概要
言わずとしれた、タイムトラベル物の名作。
高校生のマーティは、発明家の友人ドクが開発したタイムマシンに乗って、1985年から1955年へとタイムトラベルする。その過去で2つの問題が発生する。
1つは、帰りの燃料がなく、元の時代に帰れないこと。もう1つは、うっかり両親の出会いを邪魔してしまい、自分が誕生する未来を変えてしまったこと。
マーティは過去のドクの家を探して助けを求め、元の時代に戻るアイデアをひねり出す。タイムトラベル決行の日まで、マーティは両親を恋仲に戻すために奔走する。
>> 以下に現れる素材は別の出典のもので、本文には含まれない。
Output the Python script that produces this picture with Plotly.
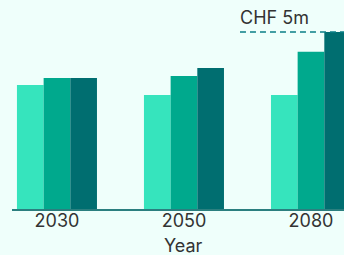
import plotly.graph_objects as go

years = ["2030", "2050", "2080"]
series_a = [3.50, 3.22, 3.22]
series_b = [3.70, 3.76, 4.44]
series_c = [3.70, 3.98, 5.00]
colors = ["#36e4bd", "#00a98d", "#006e70"]
ref_value = 5.0
ref_label = "CHF 5m"

FONT = "Inter"

fig = go.Figure()
for vals, col in zip([series_a, series_b, series_c], colors):
    fig.add_trace(go.Bar(x=years, y=vals, marker=dict(color=col, line=dict(width=0)),
                         showlegend=False, hoverinfo="skip"))

fig.add_shape(type="line", xref="x", yref="y", x0=1.441, x1=2.3, y0=ref_value, y1=ref_value,
              line=dict(color="#0a7f86", width=1.5, dash="6px,4px"))
fig.add_annotation(xref="x", yref="y", x=1.441, y=ref_value, text=ref_label, showarrow=False,
                   xanchor="left", yanchor="middle", yshift=15, xshift=-2,
                   font=dict(family=FONT, size=18, color="#333333"))
fig.add_annotation(xref="x", yref="paper", x=1, y=0, text="Year", showarrow=False,
                   xanchor="center", yanchor="middle", yshift=-36,
                   font=dict(family=FONT, size=18, color="#333333"))

fig.update_layout(
    width=344, height=255,
    margin=dict(l=12, r=0, t=0, b=46, autoexpand=False),
    paper_bgcolor="#effffb", plot_bgcolor="#effffb",
    barmode="group", bargap=0.37, bargroupgap=0,
    font=dict(family=FONT, size=18, color="#333333"),
    xaxis=dict(type="category", range=[-0.354, 2.26], showline=True, linecolor="#2b7f7f",
               linewidth=2, showgrid=False, ticks="", automargin=False, ticklabelstandoff=-6,
               tickfont=dict(family=FONT, size=18, color="#333333")),
    yaxis=dict(range=[0, 5.904], visible=False, showgrid=False, automargin=False),
)

fig.write_html("out.html", config={"displayModeBar": False},
               post_script="document.body.style.margin='0';document.body.style.background='#effffb';")
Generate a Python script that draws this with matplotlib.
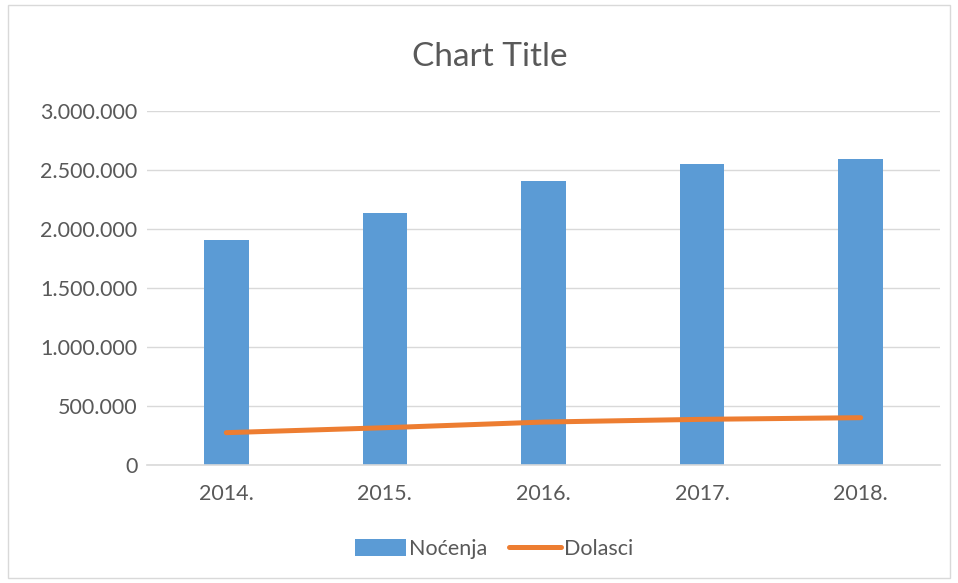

マーティは引っ込み思案の父に恋愛の手ほどきをし、どうにか母をダンスパーティーに誘うよう試行錯誤する。
レビューの印象
高評価
- タイムトラベルものとして完成度が高く、ストーリーも緻密で、結末も爽やか
- 自分と同年代の頃の親と交流するというモチーフが面白い
- キャラクター設定が分かりやすく、サスペンス、コメディ共に王道の面白さがある
低評価
- 登場人物の行動が軽率で乗り切れない
- タイムトラベル関連の設定に無理を感じる
- 展開に意外性がない
ナニミルレビュー
オススメ度:B
こんな気分の時オススメ:王道のストーリーを観たい時。古き良きアメリカの雰囲気に浸りたい時。
タイムトラベルパラドックス
この映画が素晴らしいのは、ストーリー内の各要素が、それぞれの展開にしっかり絡んでくる点だ。
映画冒頭でいろいろな情報がちりばめられる。両親の馴れ初め、母の小言、今の父の人間関係、市長選、古い時計台の保護活動、ドクに起きるある事件。
これらの情報が、過去に飛んだマーティが問題を解決するヒントとなって、謎解きのようにストーリーが進行していく。
時にはそれは、問題を説く鍵となり、時にはアイデアの元となり、時にはコミカルなギャグとして、それぞれの場面で楽しく展開する。
同世代として両親と接するドラマ
タイムトラベル物は数あれど、両親と同じ年頃になり、2人の仲を取り持つことが鍵になるストーリーは、この映画の大きな特徴だ。
ここには、母が自分に惚れてしまい、そこから母の知られざる一面が明るみになるというコメディもあり、男同士として父と接するドラマもある。
特に、恋愛の師匠として父に女性の誘い方を教える様は、客観的に見るととてもヘンテコだ。
そしてマーティは、実は父がSF小説を書いていたことを知る。父は絶対に小説を人に見せない。「人に見られて才能がないって知るのがいやなんだ」と父はマーティに語る。それはマーティが自分の音楽に対して感じている恐怖感と同じものだった。
全く違うように見える父から、同じ葛藤を聞き、共感する。
マーティがいくら恋愛のテクニックを教えたところで、最後の最後まで父は母を誘うことができない。
しかし、最後のチャンスで、父は自分の勇気でイジメっ子のビフに立ち向かい、彼女とダンスパーティーに参加する。
その父の勇気が、未来の家族の形も変えてしまう。
たった一度勇気を出すことが、未来では大きな変化につながっていく、というストーリーがこの映画では描かれている。
良い意味で、かなりエンターテインメントに振った作品なので、戯画的に感じる部分が多いけれど、上手く締まったストーリーで、とても楽しく見ることができる。